Finding the correct libc version
So, I cheated in this example. Since I compiled the target binary, I had the same version of libc at hand. This improved the ability to match the unknown function.
What can be done if you don’t know which libc version that was used?
- Obtain a nice list of libc candidates. This is not too hard. Linux has repos where things are stored in order. Check out https://github.com/niklasb/libc-database.
- Find the closest match to our binary. We can create a zignature for a known libc function in our static binary, such as the printf we found earlier. From there, we can search our libc database for the closest match. You should keep track of what metrics match best.
- Make zignatures for that libc database and use the same metrics to search for unknown functions.
The above is probably best handled with r2pipe. Whenever you find yourself running the same commands over and over again and wanting to quickly automate it, r2pipe should be your first thought.
Why did r2 fail to match?
Since this test was with the very same libc version, I was surprised that r2 failed to find a match. I figured static compiling would copy over the fclose bytes and then fix relocations.
It turns out a few instructions got mixed up.
You can quickly find where things are wrong by comparing the “bytes pattern” signatures with each other. I wrote a quick python script that does a logical AND of the byte pattern with the mask and the signature, and then a logical XOR with the two signatures. This showed there were several differences.

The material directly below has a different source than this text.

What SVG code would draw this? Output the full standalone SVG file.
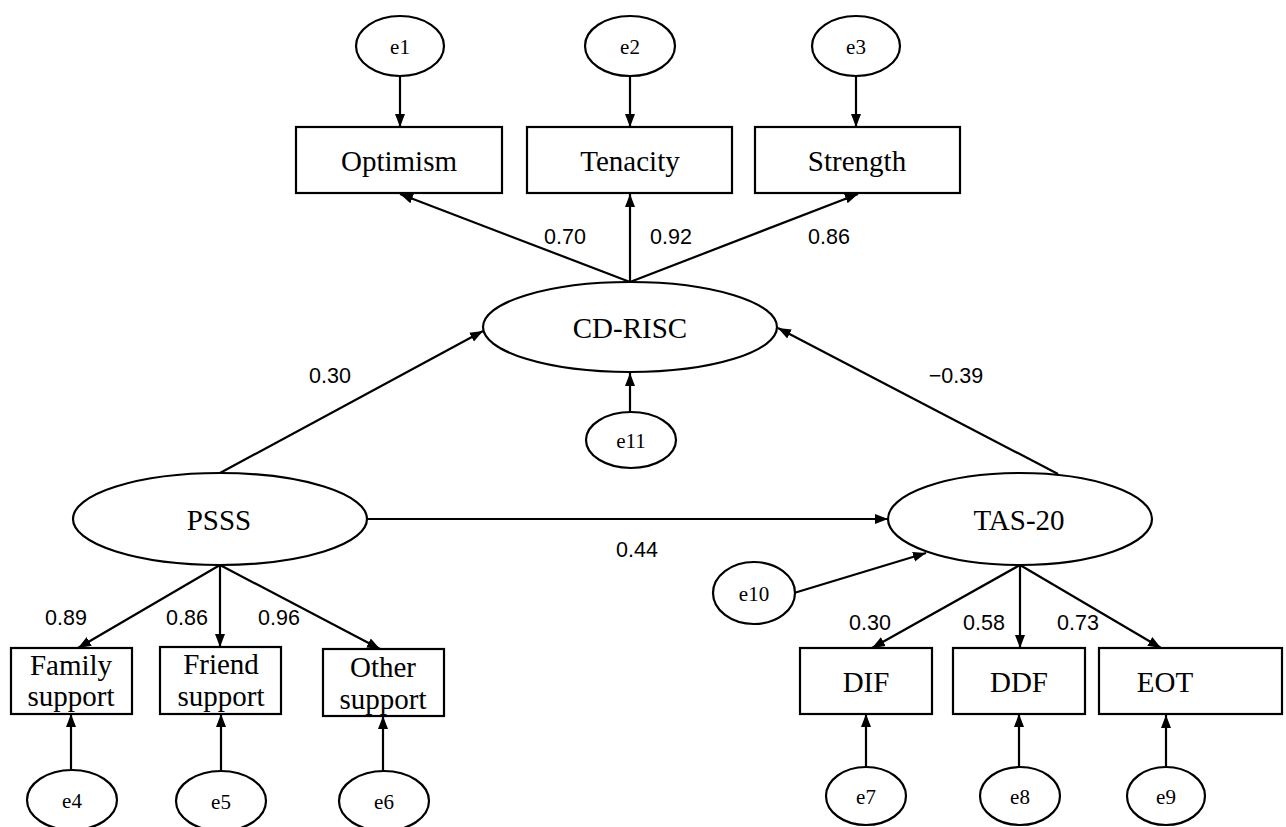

The first difference is 84 bytes in, so we can skip there in r2 with `s+84`. I opened files in two different terminals and compared them.

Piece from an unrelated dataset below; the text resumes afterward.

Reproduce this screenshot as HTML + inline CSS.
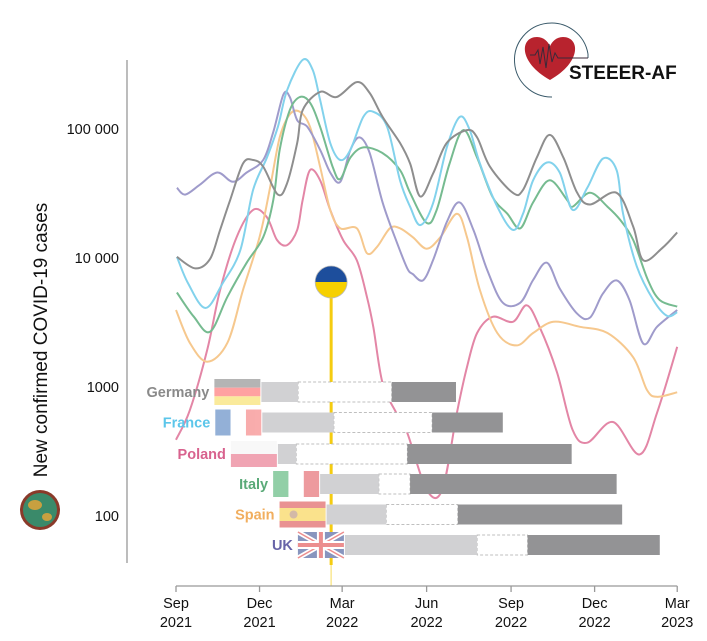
<!DOCTYPE html>
<html><head><meta charset="utf-8">
<style>
html,body{margin:0;padding:0;background:#fff;}
svg{display:block;font-family:"Liberation Sans",Arial,sans-serif;}
</style></head>
<body>
<svg id="chart" width="707" height="641" viewBox="0 0 707 641" xmlns="http://www.w3.org/2000/svg">
  <g id="lines"></g>
  <g id="ukr"></g>
  <g id="bars"></g>
  <g id="axes"></g>
  <text transform="translate(47,340) rotate(-90)" text-anchor="middle" font-size="19" fill="#111">New confirmed COVID-19 cases</text>
  <g>
    <path d="M 588 54 A 37 37 0 1 0 552 97" fill="none" stroke="#3a5a6a" stroke-width="1"/>
    <line x1="588" y1="54" x2="588" y2="58" stroke="#3a5a6a" stroke-width="1"/>
    <path d="M 550 80 C 518 62 520 37 537 37 C 544 37 548 42 550 46 C 552 42 556 37 563 37 C 580 37 582 62 550 80 Z" fill="#b8232e"/>
    <polyline points="530,55 535,55 538,50 540,64 543,47 546,68 549,44 552,62 555,53 558,58 572,58 588,58" fill="none" stroke="#3a2a3a" stroke-width="1"/>
    <text x="569" y="79" font-size="19" font-weight="bold" fill="#111">STEEER-AF</text>
  </g>
  <g>
    <circle cx="40" cy="510" r="20" fill="#8a3a2a"/>
    <circle cx="40" cy="510" r="17" fill="#3a8a6a"/>
    <ellipse cx="35" cy="505" rx="7" ry="5" fill="#c8a040"/>
    <ellipse cx="47" cy="517" rx="5" ry="4" fill="#c8a040"/>
  </g>
</svg>
<script>
const NS="http://www.w3.org/2000/svg";
const tickLabels=[["Sep","2021"],["Dec","2021"],["Mar","2022"],["Jun","2022"],["Sep","2022"],["Dec","2022"],["Mar","2023"]];
const tickDays=[0,91,181,273,365,456,546];
const yTicks=[100,1000,10000,100000];
const yTickLabels=["100","1000","10 000","100 000"];
const names=["Poland","Spain","UK","Italy","France","Germany"];
const colors=["#e386a6","#f6c88e","#9f9bcb","#76bb90","#82d2ec","#8e8e8e"];
const polandDays=[0,15,34,48,66,84,99,110,121,132,138,146,157,168,182,197,208,215,225,240,252,273,290,306,317,328,345,367,382,396,415,432,448,476,505,524,546];
const polandVals=[390,660,1940,5650,14500,23600,20700,13800,12600,16500,28200,48000,40000,23600,13800,9600,5000,2900,1070,630,440,160,160,630,1430,2620,3500,3200,4300,2930,1300,465,370,535,300,630,2050];
const spainDays=[0,15,34,56,73,91,102,113,124,135,146,157,168,179,197,208,219,233,244,258,273,288,306,317,331,350,371,389,411,440,470,498,513,524,546];
const spainVals=[3950,2200,1570,2200,5650,14500,33700,86000,130000,136000,104000,51000,23600,17000,17000,10900,12200,17000,17000,14500,11800,14500,22000,14500,5650,2620,2100,2620,3200,2930,2620,1700,950,840,910];
const ukDays=[1,10,26,45,62,77,95,106,117,124,132,143,157,168,179,190,200,211,225,241,252,258,269,280,295,309,324,339,356,375,389,404,418,437,451,465,480,494,509,524,546];
const ukVals=[35000,31000,37000,46000,39000,46000,57500,95000,185000,177000,117000,104000,69000,46000,39000,69000,86000,65000,27000,13000,8300,7500,6700,9600,19000,27000,16500,8070,4500,4500,6750,9200,5800,3700,3450,5300,6700,4720,2170,2930,3950];
const italyDays=[1,19,37,56,77,95,106,113,124,135,146,157,171,179,190,204,225,244,255,273,284,298,313,328,345,361,375,389,407,426,432,451,470,484,498,514,527,546];
const italyVals=[5400,3540,2680,5000,9200,14500,28200,69000,140000,177000,160000,104000,50000,41000,60000,72000,65000,48000,32000,18700,23600,54000,98000,60000,29600,22000,17000,27000,40000,28200,25000,32000,25000,19700,13800,6750,4720,4200];
const franceDays=[1,13,32,51,70,84,99,111,121,138,149,157,168,179,190,204,215,230,244,255,266,280,295,309,320,331,350,367,378,389,404,418,432,448,465,480,487,502,520,535,546];
const franceVals=[10200,6400,4100,6400,11500,33700,60000,104000,200000,343000,286000,168000,78000,57500,69000,124000,136000,104000,40000,25000,18000,26500,72000,124000,98000,54000,25000,16500,22000,40000,55000,46000,23600,35000,59000,48000,22000,8600,4720,3560,3800];
const germanyDays=[1,21,37,48,59,73,84,95,111,121,132,138,157,175,197,211,225,244,255,266,280,295,317,328,342,367,378,393,407,422,437,451,480,498,509,530,546];
const germanyVals=[10200,8300,9800,16500,28200,54000,57500,51000,31000,38000,78000,140000,194000,177000,231000,190000,124000,78000,54000,30000,45000,78000,98000,86000,51000,32000,33700,60000,90000,60000,32000,26000,32000,17500,9600,12000,15800];
const seriesDays=[polandDays,spainDays,ukDays,italyDays,franceDays,germanyDays];
const seriesVals=[polandVals,spainVals,ukVals,italyVals,franceVals,germanyVals];
const barCountries=["Germany","France","Poland","Italy","Spain","UK"];
const barLabelColors=["#8a8a8a","#5cc6ea","#d8628e","#5aaa78","#f1ae5e","#6864a8"];
const lightStart=[93,94,111,157,164,184];
const lightEnd=[133,172,131,221,229,328];
const darkStart=[235,279,252,255,307,383];
const darkEnd=[305,356,431,480,486,527];
const invasionDay=169;

const x=d=>176+d*0.918;
const y=v=>774-129*Math.log10(v);
function el(tag,attrs,parent){const e=document.createElementNS(NS,tag);for(const k in attrs)e.setAttribute(k,attrs[k]);parent.appendChild(e);return e;}
function smooth(pts){let d="M"+pts[0][0].toFixed(1)+","+pts[0][1].toFixed(1);
 for(let i=0;i<pts.length-1;i++){const p0=pts[Math.max(0,i-1)],p1=pts[i],p2=pts[i+1],p3=pts[Math.min(pts.length-1,i+2)];
 const c1=[p1[0]+(p2[0]-p0[0])/6,p1[1]+(p2[1]-p0[1])/6],c2=[p2[0]-(p3[0]-p1[0])/6,p2[1]-(p3[1]-p1[1])/6];
 d+=" C"+c1.map(n=>n.toFixed(1))+" "+c2.map(n=>n.toFixed(1))+" "+p2.map(n=>n.toFixed(1));}return d;}

const lines=document.getElementById('lines');
names.forEach((n,i)=>{
 const pts=seriesDays[i].map((d,j)=>[x(d),y(seriesVals[i][j])]);
 const p=el('path',{d:smooth(pts),fill:'none',stroke:colors[i],'stroke-width':2},lines);
 
 
});

const ukr=document.getElementById('ukr');
const xi=x(invasionDay);
el('line',{x1:xi,x2:xi,y1:296,y2:586,stroke:'#f7d84a','stroke-width':1.5,opacity:0.6},ukr);
el('line',{x1:xi,x2:xi,y1:296,y2:565,stroke:'#f5cc10','stroke-width':3},ukr);
el('path',{d:`M${xi-16},282 A16,16 0 0 1 ${xi+16},282 Z`,fill:'#1d4e9c'},ukr);
el('path',{d:`M${xi-16},282 A16,16 0 0 0 ${xi+16},282 Z`,fill:'#f6d000'},ukr);
el('circle',{cx:xi,cy:282,r:16,fill:'none',stroke:'#bbb','stroke-width':0.8},ukr);

const bars=document.getElementById('bars');
const rowY=[392,422.5,454,484,514.5,545];
const flagW=46,flagH=26;
function flag(c,fx,fy,g){
 el('rect',{x:fx,y:fy,width:flagW,height:flagH,fill:'#fff'},g);
 const f=el('g',{opacity:0.55},g);
 if(c==="Germany"){el('rect',{x:fx,y:fy,width:flagW,height:flagH/3,fill:'#777'},f);el('rect',{x:fx,y:fy+flagH/3,width:flagW,height:flagH/3,fill:'#f55'},f);el('rect',{x:fx,y:fy+2*flagH/3,width:flagW,height:flagH/3,fill:'#f7d94a'},f);}
 else if(c==="France"){el('rect',{x:fx,y:fy,width:flagW/3,height:flagH,fill:'#3c70b8'},f);el('rect',{x:fx+flagW/3,y:fy,width:flagW/3,height:flagH,fill:'#fff'},f);el('rect',{x:fx+2*flagW/3,y:fy,width:flagW/3,height:flagH,fill:'#f46a6a'},f);}
 else if(c==="Poland"){el('rect',{x:fx,y:fy,width:flagW,height:flagH/2,fill:'#f4f4f4'},f);el('rect',{x:fx,y:fy+flagH/2,width:flagW,height:flagH/2,fill:'#e45a76'},f);}
 else if(c==="Italy"){el('rect',{x:fx,y:fy,width:flagW/3,height:flagH,fill:'#3aa860'},f);el('rect',{x:fx+flagW/3,y:fy,width:flagW/3,height:flagH,fill:'#fff'},f);el('rect',{x:fx+2*flagW/3,y:fy,width:flagW/3,height:flagH,fill:'#e04850'},f);}
 else if(c==="Spain"){el('rect',{x:fx,y:fy,width:flagW,height:flagH,fill:'#d83a3a'},f);el('rect',{x:fx,y:fy+flagH/4,width:flagW,height:flagH/2,fill:'#f6cc30'},f);el('circle',{cx:fx+14,cy:fy+flagH/2,r:4,fill:'#b08060'},f);}
 else {el('rect',{x:fx,y:fy,width:flagW,height:flagH,fill:'#28408a'},f);el('path',{d:`M${fx},${fy}L${fx+flagW},${fy+flagH}M${fx+flagW},${fy}L${fx},${fy+flagH}`,stroke:'#fff','stroke-width':5},f);el('path',{d:`M${fx},${fy}L${fx+flagW},${fy+flagH}M${fx+flagW},${fy}L${fx},${fy+flagH}`,stroke:'#d33','stroke-width':1.5},f);el('path',{d:`M${fx+flagW/2},${fy}V${fy+flagH}M${fx},${fy+flagH/2}H${fx+flagW}`,stroke:'#fff','stroke-width':8},f);el('path',{d:`M${fx+flagW/2},${fy}V${fy+flagH}M${fx},${fy+flagH/2}H${fx+flagW}`,stroke:'#d33','stroke-width':4},f);}
}
barCountries.forEach((c,i)=>{
 const g=el('g',{},bars);
 
 
 const cy=rowY[i],x0=x(lightStart[i]);
 flag(c,x0-flagW-1,cy-flagH/2,g);
 const t=el('text',{x:x0-flagW-6,y:cy+5,'text-anchor':'end','font-size':14.5,'font-weight':'bold',fill:barLabelColors[i]},g);
 t.textContent=c;
 
 
 el('rect',{x:x(lightEnd[i]),y:cy-10,width:x(darkStart[i])-x(lightEnd[i]),height:20,fill:'#fff',stroke:'#aaa','stroke-width':0.8,'stroke-dasharray':'3,2'},g);
 const l=el('rect',{x:x0,y:cy-10,width:x(lightEnd[i])-x0,height:20,fill:'#d1d1d3'},g);
 
 
 const d=el('rect',{x:x(darkStart[i]),y:cy-10,width:x(darkEnd[i])-x(darkStart[i]),height:20,fill:'#939395'},g);
 
 
});

const axes=document.getElementById('axes');
el('line',{x1:127,x2:127,y1:60,y2:563,stroke:'#999','stroke-width':1.3},axes);
yTicks.forEach((v,i)=>{const t=el('text',{x:119,y:y(v)+5,'text-anchor':'end','font-size':14.5,fill:'#111'},axes);t.textContent=yTickLabels[i];
 
 });
el('line',{x1:x(0),x2:x(546),y1:586,y2:586,stroke:'#999','stroke-width':1.3},axes);
tickDays.forEach((d,i)=>{el('line',{x1:x(d),x2:x(d),y1:586,y2:592,stroke:'#999','stroke-width':1.3},axes);
 const t=el('text',{x:x(d),y:608,'text-anchor':'middle','font-size':14.5,fill:'#111'},axes);
 
 
 el('tspan',{x:x(d),dy:0},t).textContent=tickLabels[i][0];
 el('tspan',{x:x(d),dy:19},t).textContent=tickLabels[i][1];});
</script>
</body></html>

Here are the instructions:
0x0040f893 4889d9 mov rcx, rbx 0x0040f896 4829d0 sub rax, rdx
0x00073cd3 4829d0 sub rax, rdx 0x00073cd6 4889d9 mov rcx, rbx
Computers are jerks. For some reason those two instructions were flipped in the statically compiled executable. Switching these instructions does not break the algorithm. The state of the CPU will be the same regardless of which instruction comes first.
It’s these little things that break the signature matching and make parsing algorithms with computers so difficult. It’s these little things that make people hate reverse engineering and think their tool does not work–but it’s also these little things that provide an opportunity to learn more and gain a greater appreciation for the complexity of computers and algorithms.
Zignatures contain basic metadata about the function. Some of the information is general, such as the number of basic blocks; other signatures are more specific, like the “bytes pattern.” Understanding this information can help you to quickly search known libraries for potential matches to an unknown function and save you a lot of reversing time.
It’s good to be aware, however, that matches will not always be perfect–computers are much more complicated than that. The data provided by Radare2 allows you to quickly perform matches in a way you wish. If you come up with a better matching algorithm, consider adding it r2. It will run faster as a built-in function. Sharing also means it will be maintained and kept in r2 with regression tests.
Hopefully this blog post helped you learn a bit more about Radar2 and how r2 zignatures can be leveraged in demasking common functions.